— START —

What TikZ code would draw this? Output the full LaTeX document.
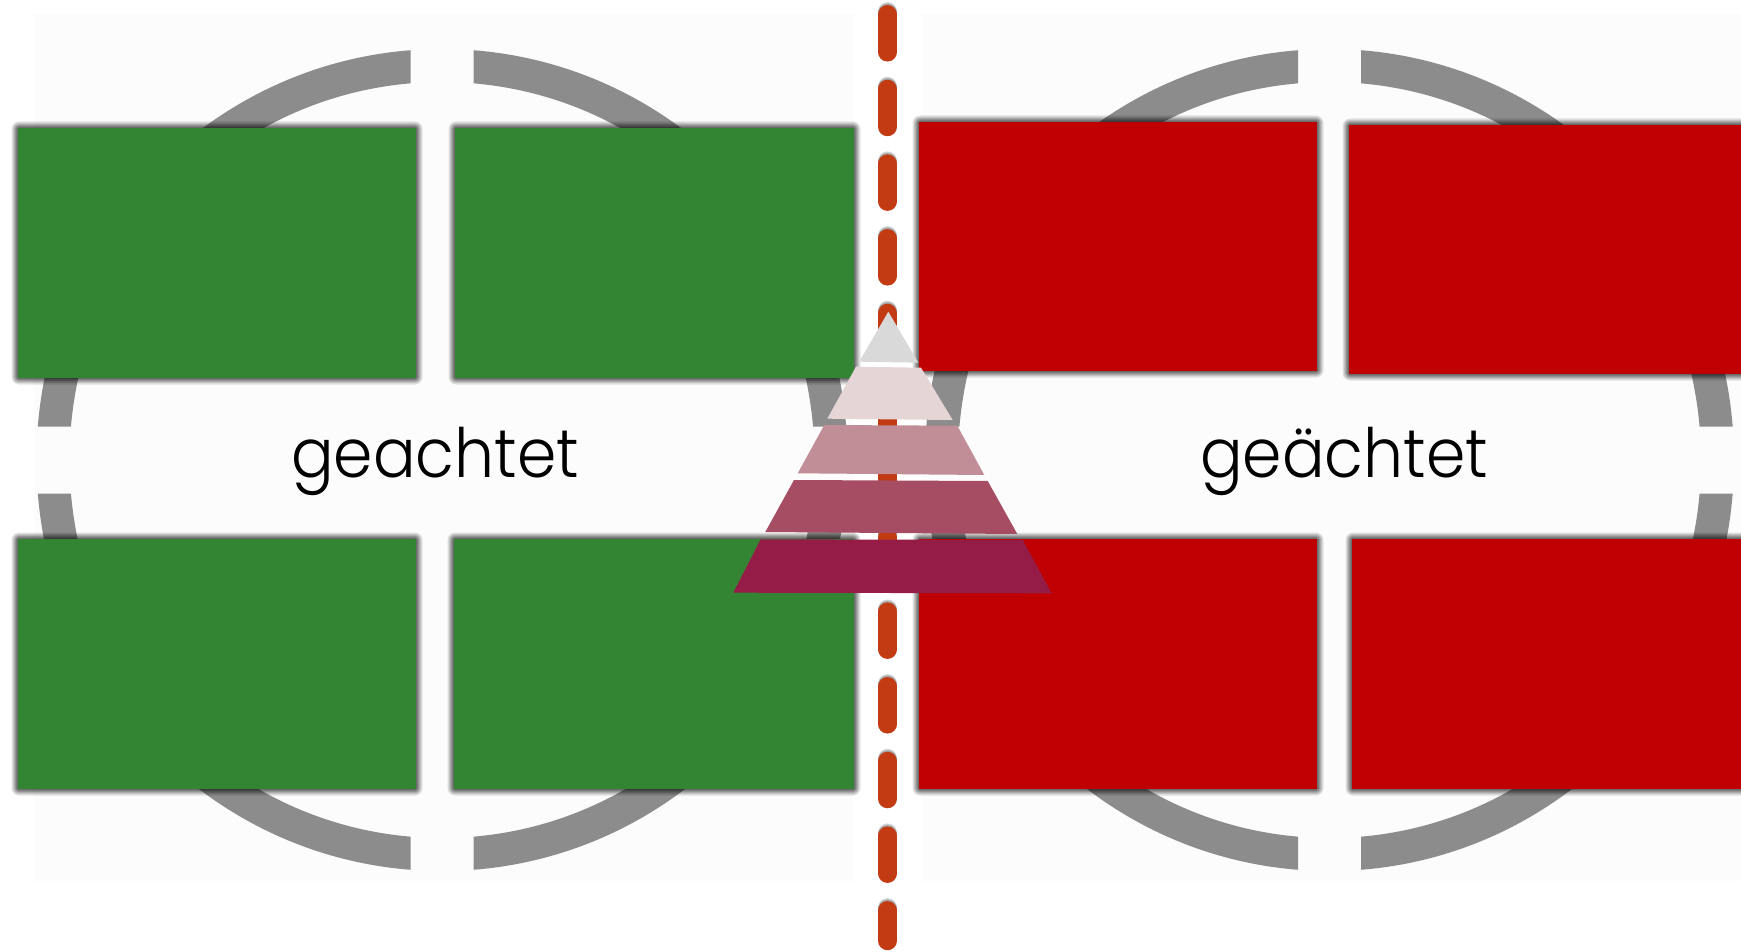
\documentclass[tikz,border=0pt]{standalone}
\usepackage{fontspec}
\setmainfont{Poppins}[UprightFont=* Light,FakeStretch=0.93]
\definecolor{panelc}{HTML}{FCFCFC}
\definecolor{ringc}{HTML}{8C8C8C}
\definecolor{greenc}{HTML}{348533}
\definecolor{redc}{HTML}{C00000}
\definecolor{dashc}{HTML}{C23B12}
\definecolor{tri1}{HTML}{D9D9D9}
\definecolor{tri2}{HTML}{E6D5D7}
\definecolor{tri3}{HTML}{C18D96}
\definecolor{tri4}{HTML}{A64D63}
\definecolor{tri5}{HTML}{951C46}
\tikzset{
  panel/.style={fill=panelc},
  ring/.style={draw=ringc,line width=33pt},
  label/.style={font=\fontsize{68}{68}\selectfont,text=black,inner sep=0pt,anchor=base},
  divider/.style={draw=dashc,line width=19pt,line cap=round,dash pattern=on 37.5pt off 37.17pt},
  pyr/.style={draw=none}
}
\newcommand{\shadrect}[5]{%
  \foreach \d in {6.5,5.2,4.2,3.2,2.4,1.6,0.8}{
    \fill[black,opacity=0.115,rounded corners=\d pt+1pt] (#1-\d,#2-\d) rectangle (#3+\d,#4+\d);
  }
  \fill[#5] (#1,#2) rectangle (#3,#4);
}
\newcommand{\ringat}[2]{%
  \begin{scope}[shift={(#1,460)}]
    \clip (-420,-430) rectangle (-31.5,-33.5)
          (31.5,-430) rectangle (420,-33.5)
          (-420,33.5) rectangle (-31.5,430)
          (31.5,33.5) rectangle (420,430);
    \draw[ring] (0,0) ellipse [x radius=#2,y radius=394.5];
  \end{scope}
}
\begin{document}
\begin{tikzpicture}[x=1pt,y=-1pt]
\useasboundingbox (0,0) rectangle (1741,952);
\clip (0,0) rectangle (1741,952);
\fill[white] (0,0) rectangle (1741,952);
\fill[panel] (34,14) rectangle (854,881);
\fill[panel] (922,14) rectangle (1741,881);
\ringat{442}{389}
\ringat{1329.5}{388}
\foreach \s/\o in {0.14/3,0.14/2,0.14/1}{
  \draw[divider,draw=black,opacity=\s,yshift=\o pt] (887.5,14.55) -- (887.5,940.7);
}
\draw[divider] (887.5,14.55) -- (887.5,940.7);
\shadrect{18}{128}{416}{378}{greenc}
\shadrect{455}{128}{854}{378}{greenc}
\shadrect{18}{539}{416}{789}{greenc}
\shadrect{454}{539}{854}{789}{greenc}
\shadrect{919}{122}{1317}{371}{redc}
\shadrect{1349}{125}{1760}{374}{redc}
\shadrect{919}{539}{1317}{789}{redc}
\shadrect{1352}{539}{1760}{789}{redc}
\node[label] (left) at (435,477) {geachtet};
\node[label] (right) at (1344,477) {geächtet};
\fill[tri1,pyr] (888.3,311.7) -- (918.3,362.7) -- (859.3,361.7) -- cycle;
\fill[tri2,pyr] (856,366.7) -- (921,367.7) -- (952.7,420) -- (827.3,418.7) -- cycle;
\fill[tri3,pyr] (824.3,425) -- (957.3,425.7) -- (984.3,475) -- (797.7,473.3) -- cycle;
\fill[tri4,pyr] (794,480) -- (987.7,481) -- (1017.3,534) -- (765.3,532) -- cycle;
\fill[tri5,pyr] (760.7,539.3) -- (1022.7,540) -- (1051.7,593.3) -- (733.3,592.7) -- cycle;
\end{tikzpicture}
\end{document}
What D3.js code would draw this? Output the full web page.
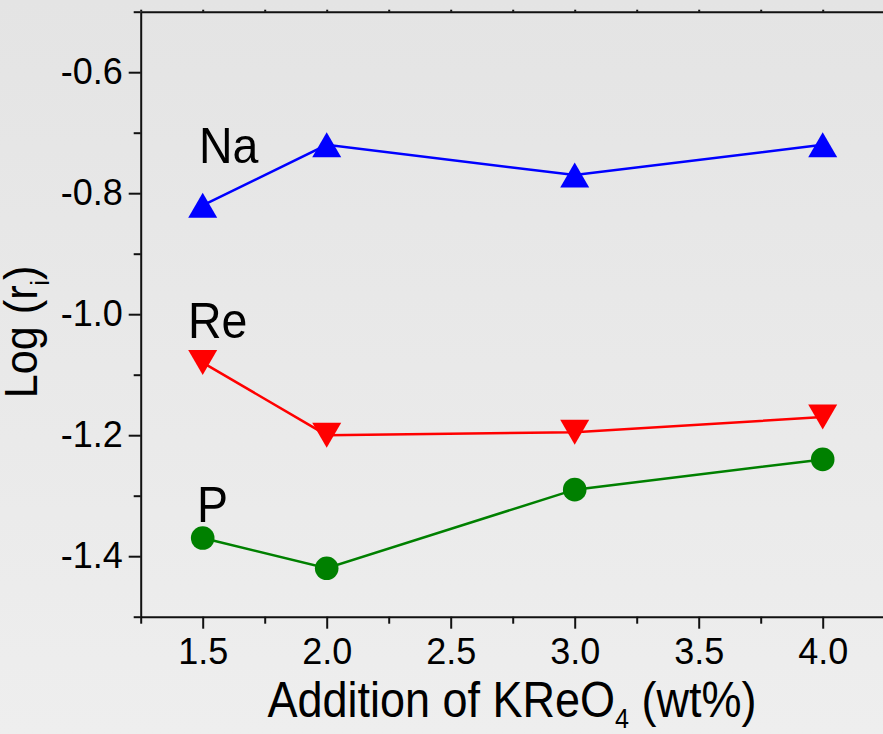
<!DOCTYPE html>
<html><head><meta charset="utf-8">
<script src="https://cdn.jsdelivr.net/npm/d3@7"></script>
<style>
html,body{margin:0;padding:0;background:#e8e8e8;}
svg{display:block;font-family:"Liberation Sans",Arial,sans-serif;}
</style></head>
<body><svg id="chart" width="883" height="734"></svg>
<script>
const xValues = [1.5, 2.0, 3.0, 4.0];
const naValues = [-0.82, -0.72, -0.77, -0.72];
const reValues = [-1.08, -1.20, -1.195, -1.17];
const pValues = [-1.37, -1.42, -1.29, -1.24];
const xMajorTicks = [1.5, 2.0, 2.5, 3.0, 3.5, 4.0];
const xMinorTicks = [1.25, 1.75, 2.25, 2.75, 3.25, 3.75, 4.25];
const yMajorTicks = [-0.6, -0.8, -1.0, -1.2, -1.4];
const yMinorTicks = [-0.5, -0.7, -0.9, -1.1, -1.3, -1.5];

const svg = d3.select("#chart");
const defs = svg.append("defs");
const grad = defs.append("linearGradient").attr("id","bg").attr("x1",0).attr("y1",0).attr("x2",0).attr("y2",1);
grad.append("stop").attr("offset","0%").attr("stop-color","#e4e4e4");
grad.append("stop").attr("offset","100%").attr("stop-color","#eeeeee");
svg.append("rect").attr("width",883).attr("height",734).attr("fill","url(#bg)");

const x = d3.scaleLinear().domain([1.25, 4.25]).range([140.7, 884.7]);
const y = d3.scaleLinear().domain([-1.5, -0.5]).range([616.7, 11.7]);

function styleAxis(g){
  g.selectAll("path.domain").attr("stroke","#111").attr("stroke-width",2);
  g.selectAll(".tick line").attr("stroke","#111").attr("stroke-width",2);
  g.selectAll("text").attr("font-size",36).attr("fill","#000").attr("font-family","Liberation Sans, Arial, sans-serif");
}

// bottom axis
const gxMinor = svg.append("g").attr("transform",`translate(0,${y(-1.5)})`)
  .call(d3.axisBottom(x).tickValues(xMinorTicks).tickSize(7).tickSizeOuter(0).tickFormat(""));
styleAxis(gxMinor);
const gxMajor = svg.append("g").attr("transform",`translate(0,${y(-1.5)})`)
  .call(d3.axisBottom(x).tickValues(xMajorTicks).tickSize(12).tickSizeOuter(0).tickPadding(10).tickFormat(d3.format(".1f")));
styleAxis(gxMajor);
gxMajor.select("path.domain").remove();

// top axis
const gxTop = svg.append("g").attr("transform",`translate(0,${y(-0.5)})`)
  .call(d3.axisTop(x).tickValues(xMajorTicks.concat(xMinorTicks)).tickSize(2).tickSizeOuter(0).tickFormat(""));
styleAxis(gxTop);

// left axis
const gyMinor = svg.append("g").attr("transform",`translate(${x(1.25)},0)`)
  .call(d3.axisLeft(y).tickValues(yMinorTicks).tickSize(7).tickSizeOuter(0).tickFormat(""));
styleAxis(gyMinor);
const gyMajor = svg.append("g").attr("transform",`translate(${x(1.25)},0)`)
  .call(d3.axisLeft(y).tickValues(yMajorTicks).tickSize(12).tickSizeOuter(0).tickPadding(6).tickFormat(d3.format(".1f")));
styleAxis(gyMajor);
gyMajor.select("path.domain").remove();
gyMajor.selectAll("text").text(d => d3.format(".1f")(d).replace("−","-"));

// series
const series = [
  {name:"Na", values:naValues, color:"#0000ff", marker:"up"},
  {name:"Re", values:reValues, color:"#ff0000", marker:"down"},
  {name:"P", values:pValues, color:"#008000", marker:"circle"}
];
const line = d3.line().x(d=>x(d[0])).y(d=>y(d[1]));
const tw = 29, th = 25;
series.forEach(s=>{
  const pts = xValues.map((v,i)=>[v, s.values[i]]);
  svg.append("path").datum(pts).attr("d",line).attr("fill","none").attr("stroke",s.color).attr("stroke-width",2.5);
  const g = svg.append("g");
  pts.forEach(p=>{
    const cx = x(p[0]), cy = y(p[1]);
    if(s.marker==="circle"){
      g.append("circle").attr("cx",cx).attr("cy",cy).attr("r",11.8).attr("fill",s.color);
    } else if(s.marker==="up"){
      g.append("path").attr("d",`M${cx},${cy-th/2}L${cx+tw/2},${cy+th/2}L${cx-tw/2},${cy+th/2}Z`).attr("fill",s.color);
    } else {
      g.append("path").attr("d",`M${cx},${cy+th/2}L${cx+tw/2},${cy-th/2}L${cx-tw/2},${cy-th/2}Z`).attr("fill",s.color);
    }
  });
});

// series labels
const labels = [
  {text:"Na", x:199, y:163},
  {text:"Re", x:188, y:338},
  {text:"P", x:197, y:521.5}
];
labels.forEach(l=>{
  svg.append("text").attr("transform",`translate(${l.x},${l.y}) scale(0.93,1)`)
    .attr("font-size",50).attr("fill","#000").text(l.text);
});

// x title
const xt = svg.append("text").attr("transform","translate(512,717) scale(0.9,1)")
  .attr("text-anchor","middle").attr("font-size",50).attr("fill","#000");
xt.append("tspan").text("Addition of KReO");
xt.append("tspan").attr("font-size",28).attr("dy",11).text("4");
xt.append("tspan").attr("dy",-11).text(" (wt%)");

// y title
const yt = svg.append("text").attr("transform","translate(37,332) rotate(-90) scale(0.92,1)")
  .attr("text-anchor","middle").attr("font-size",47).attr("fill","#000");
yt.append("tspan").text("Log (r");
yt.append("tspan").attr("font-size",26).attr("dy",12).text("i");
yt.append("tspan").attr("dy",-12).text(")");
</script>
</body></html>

— END —

• **EXERCISE AIM**
Gather all lines where the word "full" appears.

• **SOLUTION TO THE EXERCISE**
What TikZ code would draw this? Output the full LaTeX document.
What D3.js code would draw this? Output the full web page.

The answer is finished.